Short task.
Leaving out all pictures, copy exactly the lines from the one containing "Clone this chart in D3.js." down to the one containing "const tickLen = 14.6;", both of them included.

Records shown.
=-=-=

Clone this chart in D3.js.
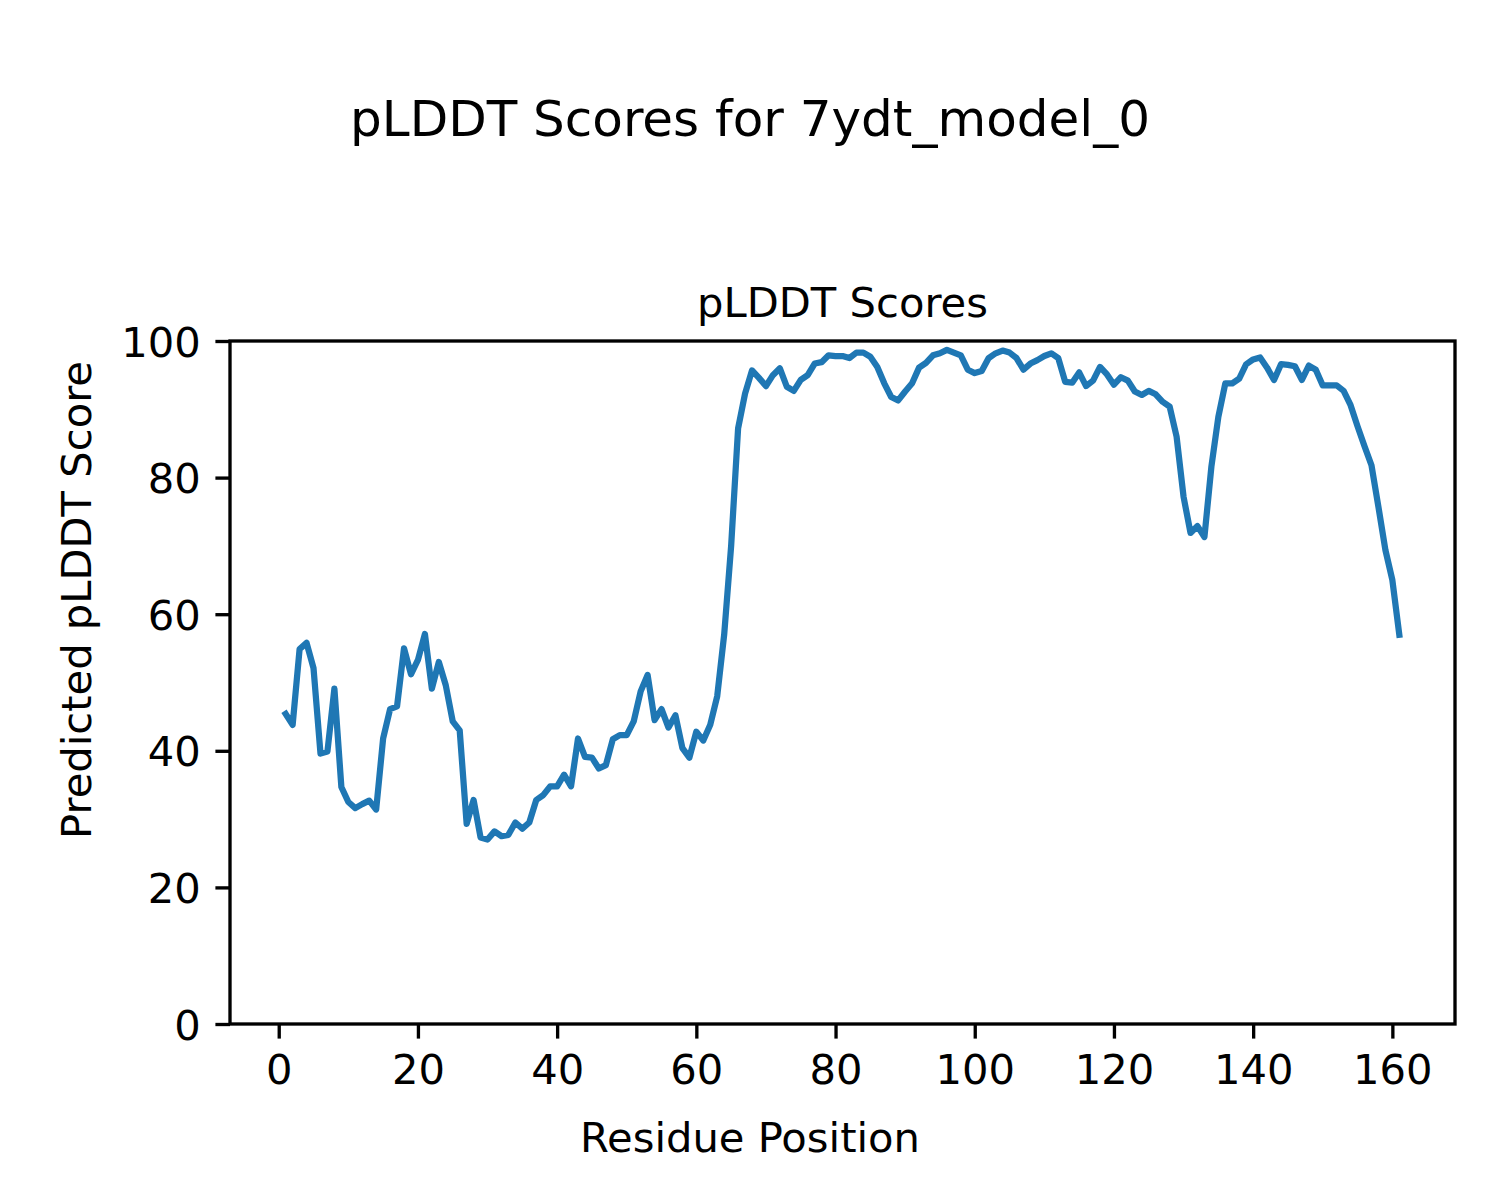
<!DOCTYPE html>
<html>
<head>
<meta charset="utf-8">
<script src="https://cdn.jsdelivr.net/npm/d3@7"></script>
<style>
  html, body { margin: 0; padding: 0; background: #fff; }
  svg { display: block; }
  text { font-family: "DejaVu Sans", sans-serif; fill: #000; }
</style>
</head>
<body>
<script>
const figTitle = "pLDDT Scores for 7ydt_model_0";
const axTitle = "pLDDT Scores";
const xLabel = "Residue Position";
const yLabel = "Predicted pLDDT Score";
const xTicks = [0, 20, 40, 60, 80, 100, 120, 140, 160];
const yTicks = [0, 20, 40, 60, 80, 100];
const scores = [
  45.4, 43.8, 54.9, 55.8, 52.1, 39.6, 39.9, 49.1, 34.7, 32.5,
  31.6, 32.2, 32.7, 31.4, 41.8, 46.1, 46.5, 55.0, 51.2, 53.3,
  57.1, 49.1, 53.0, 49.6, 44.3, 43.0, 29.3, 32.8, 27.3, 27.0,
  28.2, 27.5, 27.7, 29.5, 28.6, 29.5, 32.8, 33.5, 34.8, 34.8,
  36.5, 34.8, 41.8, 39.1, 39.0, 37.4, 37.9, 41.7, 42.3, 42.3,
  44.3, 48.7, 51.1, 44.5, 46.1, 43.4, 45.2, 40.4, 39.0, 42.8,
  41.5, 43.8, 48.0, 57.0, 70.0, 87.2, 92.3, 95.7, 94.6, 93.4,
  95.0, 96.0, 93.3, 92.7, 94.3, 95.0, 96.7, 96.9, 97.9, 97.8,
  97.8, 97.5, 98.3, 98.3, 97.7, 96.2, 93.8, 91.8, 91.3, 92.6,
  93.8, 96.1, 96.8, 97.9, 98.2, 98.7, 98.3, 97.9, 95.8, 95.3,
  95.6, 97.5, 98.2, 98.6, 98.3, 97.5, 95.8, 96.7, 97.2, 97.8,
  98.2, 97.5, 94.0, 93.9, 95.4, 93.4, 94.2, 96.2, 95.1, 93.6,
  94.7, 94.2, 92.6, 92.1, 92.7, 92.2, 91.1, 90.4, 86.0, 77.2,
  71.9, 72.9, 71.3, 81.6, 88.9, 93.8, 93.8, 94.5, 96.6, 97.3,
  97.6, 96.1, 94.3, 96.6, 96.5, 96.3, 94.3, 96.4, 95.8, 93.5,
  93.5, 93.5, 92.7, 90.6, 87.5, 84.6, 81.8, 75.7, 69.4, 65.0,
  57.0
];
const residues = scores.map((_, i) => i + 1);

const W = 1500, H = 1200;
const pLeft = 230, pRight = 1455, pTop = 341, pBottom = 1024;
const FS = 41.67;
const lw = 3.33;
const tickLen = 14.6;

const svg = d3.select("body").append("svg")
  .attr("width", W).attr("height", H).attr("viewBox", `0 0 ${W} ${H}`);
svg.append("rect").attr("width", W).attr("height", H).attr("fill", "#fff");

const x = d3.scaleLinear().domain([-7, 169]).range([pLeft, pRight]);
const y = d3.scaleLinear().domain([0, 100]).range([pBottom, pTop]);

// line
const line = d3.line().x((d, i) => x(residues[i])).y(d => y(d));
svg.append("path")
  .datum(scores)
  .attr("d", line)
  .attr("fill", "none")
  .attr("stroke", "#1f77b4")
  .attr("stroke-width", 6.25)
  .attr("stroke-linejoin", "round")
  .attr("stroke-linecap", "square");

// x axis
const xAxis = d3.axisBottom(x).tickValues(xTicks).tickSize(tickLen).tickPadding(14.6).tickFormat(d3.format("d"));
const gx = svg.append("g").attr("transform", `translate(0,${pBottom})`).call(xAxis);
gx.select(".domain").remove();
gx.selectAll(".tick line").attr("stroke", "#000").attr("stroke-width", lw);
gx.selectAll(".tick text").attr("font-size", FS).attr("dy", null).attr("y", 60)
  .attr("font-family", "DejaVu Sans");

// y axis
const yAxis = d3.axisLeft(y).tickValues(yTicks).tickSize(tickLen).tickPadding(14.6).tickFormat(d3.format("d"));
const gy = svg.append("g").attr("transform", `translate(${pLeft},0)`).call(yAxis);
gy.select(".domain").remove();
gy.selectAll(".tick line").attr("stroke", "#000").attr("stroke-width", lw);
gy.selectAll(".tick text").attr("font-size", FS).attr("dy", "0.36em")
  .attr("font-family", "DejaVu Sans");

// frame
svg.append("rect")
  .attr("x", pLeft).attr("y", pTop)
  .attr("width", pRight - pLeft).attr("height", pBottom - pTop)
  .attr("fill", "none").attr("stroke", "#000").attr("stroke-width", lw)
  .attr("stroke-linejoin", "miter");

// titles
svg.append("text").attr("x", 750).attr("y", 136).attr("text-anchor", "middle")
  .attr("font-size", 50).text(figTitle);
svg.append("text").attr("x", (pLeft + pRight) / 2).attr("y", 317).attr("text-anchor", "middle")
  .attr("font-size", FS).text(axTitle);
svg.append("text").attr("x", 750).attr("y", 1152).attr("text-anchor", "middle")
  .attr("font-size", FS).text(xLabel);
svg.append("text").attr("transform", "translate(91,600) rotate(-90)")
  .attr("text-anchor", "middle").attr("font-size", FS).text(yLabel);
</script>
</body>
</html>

=-=-=

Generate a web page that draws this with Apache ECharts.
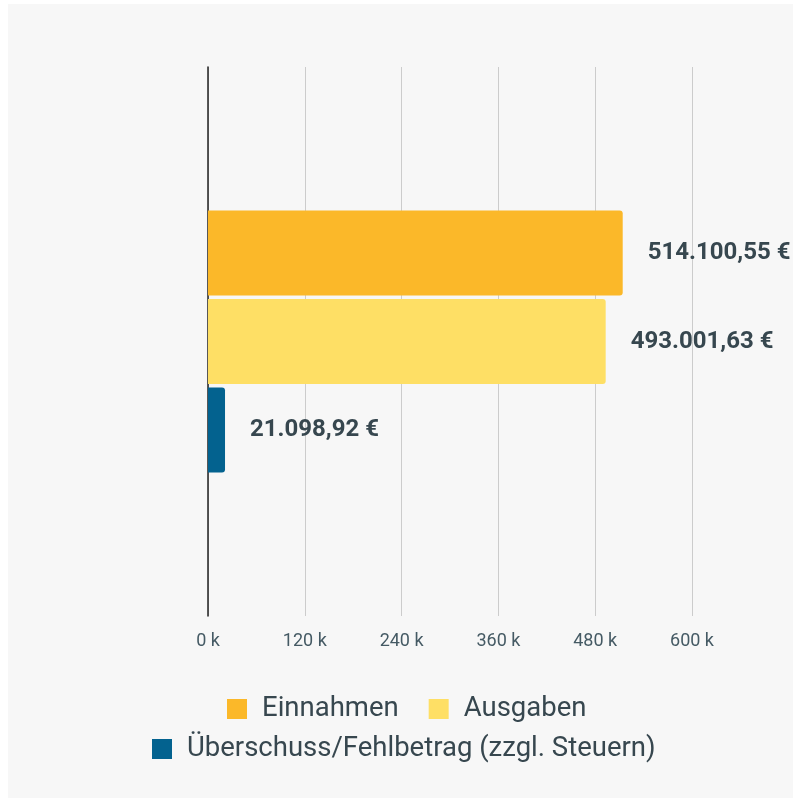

=-=-=

Problem solution.
Clone this chart in D3.js.
<!DOCTYPE html>
<html>
<head>
<meta charset="utf-8">
<script src="https://cdn.jsdelivr.net/npm/d3@7"></script>
<style>
  html, body { margin: 0; padding: 0; background: #fff; }
  svg { display: block; }
  text { font-family: "DejaVu Sans", sans-serif; fill: #000; }
</style>
</head>
<body>
<script>
const figTitle = "pLDDT Scores for 7ydt_model_0";
const axTitle = "pLDDT Scores";
const xLabel = "Residue Position";
const yLabel = "Predicted pLDDT Score";
const xTicks = [0, 20, 40, 60, 80, 100, 120, 140, 160];
const yTicks = [0, 20, 40, 60, 80, 100];
const scores = [
  45.4, 43.8, 54.9, 55.8, 52.1, 39.6, 39.9, 49.1, 34.7, 32.5,
  31.6, 32.2, 32.7, 31.4, 41.8, 46.1, 46.5, 55.0, 51.2, 53.3,
  57.1, 49.1, 53.0, 49.6, 44.3, 43.0, 29.3, 32.8, 27.3, 27.0,
  28.2, 27.5, 27.7, 29.5, 28.6, 29.5, 32.8, 33.5, 34.8, 34.8,
  36.5, 34.8, 41.8, 39.1, 39.0, 37.4, 37.9, 41.7, 42.3, 42.3,
  44.3, 48.7, 51.1, 44.5, 46.1, 43.4, 45.2, 40.4, 39.0, 42.8,
  41.5, 43.8, 48.0, 57.0, 70.0, 87.2, 92.3, 95.7, 94.6, 93.4,
  95.0, 96.0, 93.3, 92.7, 94.3, 95.0, 96.7, 96.9, 97.9, 97.8,
  97.8, 97.5, 98.3, 98.3, 97.7, 96.2, 93.8, 91.8, 91.3, 92.6,
  93.8, 96.1, 96.8, 97.9, 98.2, 98.7, 98.3, 97.9, 95.8, 95.3,
  95.6, 97.5, 98.2, 98.6, 98.3, 97.5, 95.8, 96.7, 97.2, 97.8,
  98.2, 97.5, 94.0, 93.9, 95.4, 93.4, 94.2, 96.2, 95.1, 93.6,
  94.7, 94.2, 92.6, 92.1, 92.7, 92.2, 91.1, 90.4, 86.0, 77.2,
  71.9, 72.9, 71.3, 81.6, 88.9, 93.8, 93.8, 94.5, 96.6, 97.3,
  97.6, 96.1, 94.3, 96.6, 96.5, 96.3, 94.3, 96.4, 95.8, 93.5,
  93.5, 93.5, 92.7, 90.6, 87.5, 84.6, 81.8, 75.7, 69.4, 65.0,
  57.0
];
const residues = scores.map((_, i) => i + 1);

const W = 1500, H = 1200;
const pLeft = 230, pRight = 1455, pTop = 341, pBottom = 1024;
const FS = 41.67;
const lw = 3.33;
const tickLen = 14.6;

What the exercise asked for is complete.